Exercise:
Copy out every line in which the string "matplotlib" occurs.
* begin Record list *
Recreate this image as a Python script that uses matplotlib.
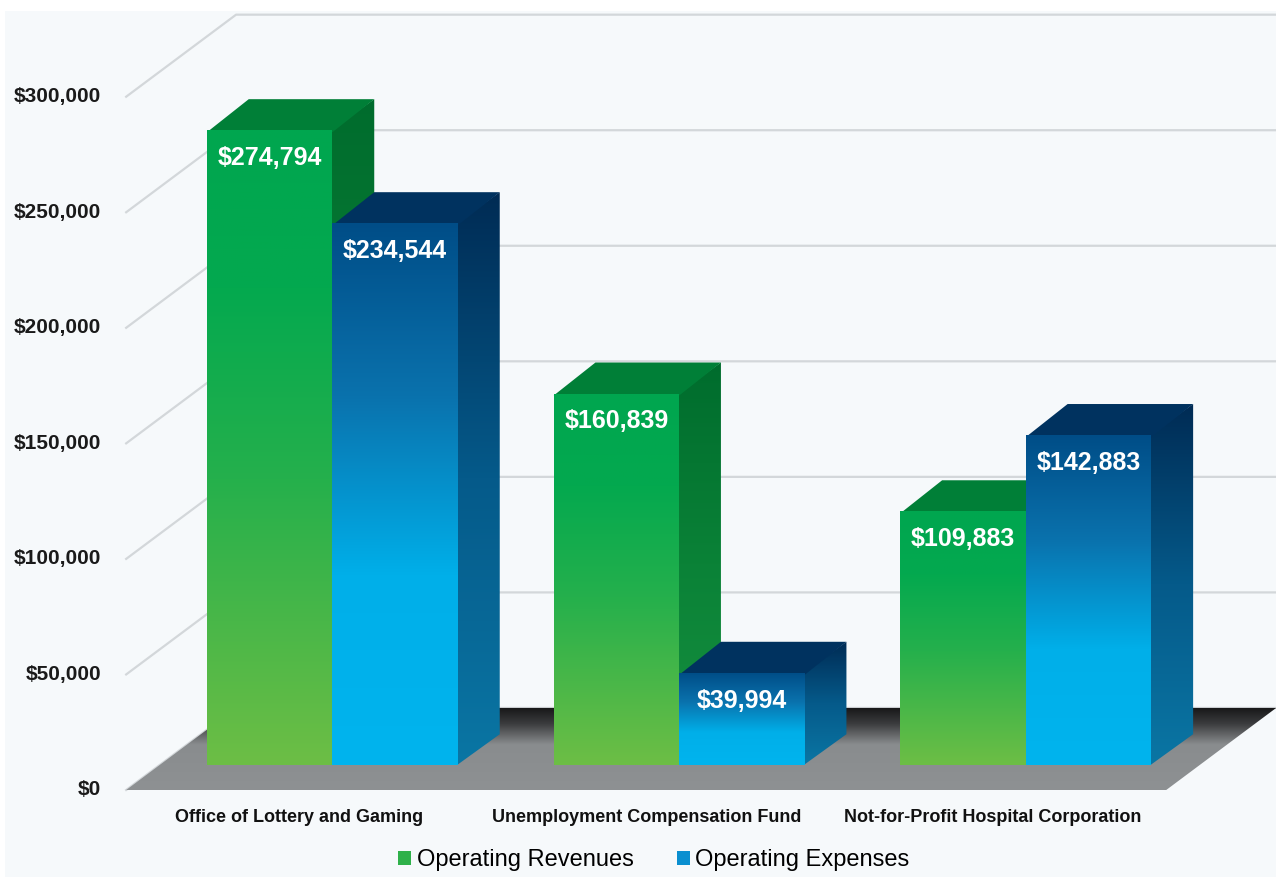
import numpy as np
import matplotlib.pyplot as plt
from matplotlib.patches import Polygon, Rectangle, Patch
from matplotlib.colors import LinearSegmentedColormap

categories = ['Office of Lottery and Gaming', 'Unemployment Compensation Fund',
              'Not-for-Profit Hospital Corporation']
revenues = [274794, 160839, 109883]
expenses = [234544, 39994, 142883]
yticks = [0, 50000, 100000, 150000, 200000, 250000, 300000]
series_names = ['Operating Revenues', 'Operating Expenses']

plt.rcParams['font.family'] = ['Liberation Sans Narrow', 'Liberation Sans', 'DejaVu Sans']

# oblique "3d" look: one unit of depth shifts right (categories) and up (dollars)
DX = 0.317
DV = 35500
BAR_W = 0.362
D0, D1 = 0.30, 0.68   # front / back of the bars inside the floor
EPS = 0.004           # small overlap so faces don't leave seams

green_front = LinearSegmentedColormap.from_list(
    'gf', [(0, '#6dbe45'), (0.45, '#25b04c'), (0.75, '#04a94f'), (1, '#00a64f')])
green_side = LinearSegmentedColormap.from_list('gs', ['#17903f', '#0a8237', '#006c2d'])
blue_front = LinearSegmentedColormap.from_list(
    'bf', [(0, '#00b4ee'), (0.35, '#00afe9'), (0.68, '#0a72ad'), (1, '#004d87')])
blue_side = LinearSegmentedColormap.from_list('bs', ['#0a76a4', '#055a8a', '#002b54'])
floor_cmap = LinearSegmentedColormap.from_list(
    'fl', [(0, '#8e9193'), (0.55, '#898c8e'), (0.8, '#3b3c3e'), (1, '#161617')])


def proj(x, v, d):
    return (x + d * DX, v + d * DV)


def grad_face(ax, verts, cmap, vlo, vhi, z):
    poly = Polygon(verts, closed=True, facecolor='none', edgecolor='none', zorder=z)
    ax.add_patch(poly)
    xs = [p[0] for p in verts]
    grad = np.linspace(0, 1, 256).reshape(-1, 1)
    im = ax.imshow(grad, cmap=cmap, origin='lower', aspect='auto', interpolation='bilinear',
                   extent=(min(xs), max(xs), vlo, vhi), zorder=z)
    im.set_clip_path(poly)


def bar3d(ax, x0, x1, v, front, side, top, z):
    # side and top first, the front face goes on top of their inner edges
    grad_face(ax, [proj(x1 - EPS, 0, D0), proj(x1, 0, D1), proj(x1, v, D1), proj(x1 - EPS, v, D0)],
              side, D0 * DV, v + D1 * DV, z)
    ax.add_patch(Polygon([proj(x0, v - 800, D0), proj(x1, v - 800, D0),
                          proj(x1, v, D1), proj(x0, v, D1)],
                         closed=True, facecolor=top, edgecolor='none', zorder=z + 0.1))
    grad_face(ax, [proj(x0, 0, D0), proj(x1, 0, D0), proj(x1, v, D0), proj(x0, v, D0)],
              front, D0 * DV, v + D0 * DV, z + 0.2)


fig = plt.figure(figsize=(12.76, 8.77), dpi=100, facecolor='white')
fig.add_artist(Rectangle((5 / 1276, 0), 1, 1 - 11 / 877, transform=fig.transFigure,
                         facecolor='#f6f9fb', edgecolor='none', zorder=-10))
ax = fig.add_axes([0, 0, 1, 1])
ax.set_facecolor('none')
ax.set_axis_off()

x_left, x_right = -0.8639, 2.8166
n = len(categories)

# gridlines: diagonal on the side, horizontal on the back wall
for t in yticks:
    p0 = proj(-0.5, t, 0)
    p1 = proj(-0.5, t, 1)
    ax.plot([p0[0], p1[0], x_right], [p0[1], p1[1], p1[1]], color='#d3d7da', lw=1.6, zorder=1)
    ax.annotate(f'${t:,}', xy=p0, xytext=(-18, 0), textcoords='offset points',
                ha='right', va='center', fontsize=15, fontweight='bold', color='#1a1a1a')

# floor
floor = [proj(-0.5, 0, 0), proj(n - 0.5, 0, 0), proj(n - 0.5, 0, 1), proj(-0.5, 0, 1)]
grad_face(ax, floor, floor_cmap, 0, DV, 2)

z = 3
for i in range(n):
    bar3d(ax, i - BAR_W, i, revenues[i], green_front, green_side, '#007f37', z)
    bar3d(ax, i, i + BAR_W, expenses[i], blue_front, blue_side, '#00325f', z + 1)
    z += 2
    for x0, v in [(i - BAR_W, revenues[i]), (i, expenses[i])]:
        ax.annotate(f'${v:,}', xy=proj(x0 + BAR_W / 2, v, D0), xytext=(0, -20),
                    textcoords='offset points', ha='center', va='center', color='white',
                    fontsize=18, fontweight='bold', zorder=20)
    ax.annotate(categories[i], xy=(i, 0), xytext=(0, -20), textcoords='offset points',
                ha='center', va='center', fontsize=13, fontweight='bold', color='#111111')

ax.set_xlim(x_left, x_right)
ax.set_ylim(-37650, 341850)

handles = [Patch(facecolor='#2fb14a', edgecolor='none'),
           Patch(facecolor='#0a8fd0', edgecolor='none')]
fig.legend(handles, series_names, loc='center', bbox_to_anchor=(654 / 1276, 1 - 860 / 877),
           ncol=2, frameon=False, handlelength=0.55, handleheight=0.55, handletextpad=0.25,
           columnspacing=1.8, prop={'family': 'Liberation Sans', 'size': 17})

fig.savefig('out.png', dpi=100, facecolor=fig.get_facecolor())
* end Record list *
* begin Record list *
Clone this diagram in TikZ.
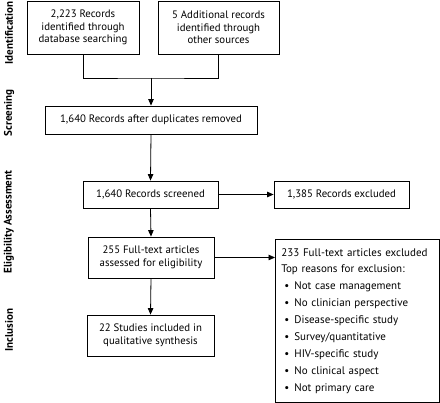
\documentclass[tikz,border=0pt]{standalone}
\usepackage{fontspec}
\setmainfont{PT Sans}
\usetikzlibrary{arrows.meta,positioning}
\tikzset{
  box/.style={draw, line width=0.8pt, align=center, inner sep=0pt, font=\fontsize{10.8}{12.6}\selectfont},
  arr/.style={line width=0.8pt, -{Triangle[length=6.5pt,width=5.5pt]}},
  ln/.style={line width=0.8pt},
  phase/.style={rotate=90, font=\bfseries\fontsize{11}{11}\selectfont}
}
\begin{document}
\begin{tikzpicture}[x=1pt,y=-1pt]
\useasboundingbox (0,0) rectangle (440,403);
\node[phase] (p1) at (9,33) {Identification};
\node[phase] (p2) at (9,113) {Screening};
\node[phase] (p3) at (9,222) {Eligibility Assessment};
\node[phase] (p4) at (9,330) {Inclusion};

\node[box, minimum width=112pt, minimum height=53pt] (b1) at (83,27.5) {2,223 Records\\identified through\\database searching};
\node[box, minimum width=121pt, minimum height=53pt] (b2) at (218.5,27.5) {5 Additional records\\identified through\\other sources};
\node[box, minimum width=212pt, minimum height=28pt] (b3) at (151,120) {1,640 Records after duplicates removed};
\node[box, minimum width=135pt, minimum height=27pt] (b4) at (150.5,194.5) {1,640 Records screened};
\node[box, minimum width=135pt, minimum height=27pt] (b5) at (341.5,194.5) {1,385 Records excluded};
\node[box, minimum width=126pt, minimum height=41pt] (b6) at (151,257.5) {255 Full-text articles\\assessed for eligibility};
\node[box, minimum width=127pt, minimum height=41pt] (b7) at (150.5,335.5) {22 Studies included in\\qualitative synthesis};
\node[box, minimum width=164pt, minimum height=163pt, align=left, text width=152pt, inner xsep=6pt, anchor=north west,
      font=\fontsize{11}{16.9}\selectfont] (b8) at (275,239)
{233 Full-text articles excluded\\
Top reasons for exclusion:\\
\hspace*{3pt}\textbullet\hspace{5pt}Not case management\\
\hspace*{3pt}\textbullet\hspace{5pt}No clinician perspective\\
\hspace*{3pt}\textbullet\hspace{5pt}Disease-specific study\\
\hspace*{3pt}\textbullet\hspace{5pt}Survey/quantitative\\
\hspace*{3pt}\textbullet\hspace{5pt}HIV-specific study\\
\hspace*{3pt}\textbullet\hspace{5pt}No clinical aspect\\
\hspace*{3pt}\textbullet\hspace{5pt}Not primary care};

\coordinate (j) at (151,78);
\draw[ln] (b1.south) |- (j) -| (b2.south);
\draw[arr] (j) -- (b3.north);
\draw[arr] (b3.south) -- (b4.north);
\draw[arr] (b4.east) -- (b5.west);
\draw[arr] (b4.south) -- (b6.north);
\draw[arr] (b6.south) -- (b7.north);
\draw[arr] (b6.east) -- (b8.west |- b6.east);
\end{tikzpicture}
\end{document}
* end Record list *
Solved problem:
Recreate this image as a Python script that uses matplotlib.
import matplotlib.pyplot as plt
from matplotlib.patches import Polygon, Rectangle, Patch
from matplotlib.colors import LinearSegmentedColormap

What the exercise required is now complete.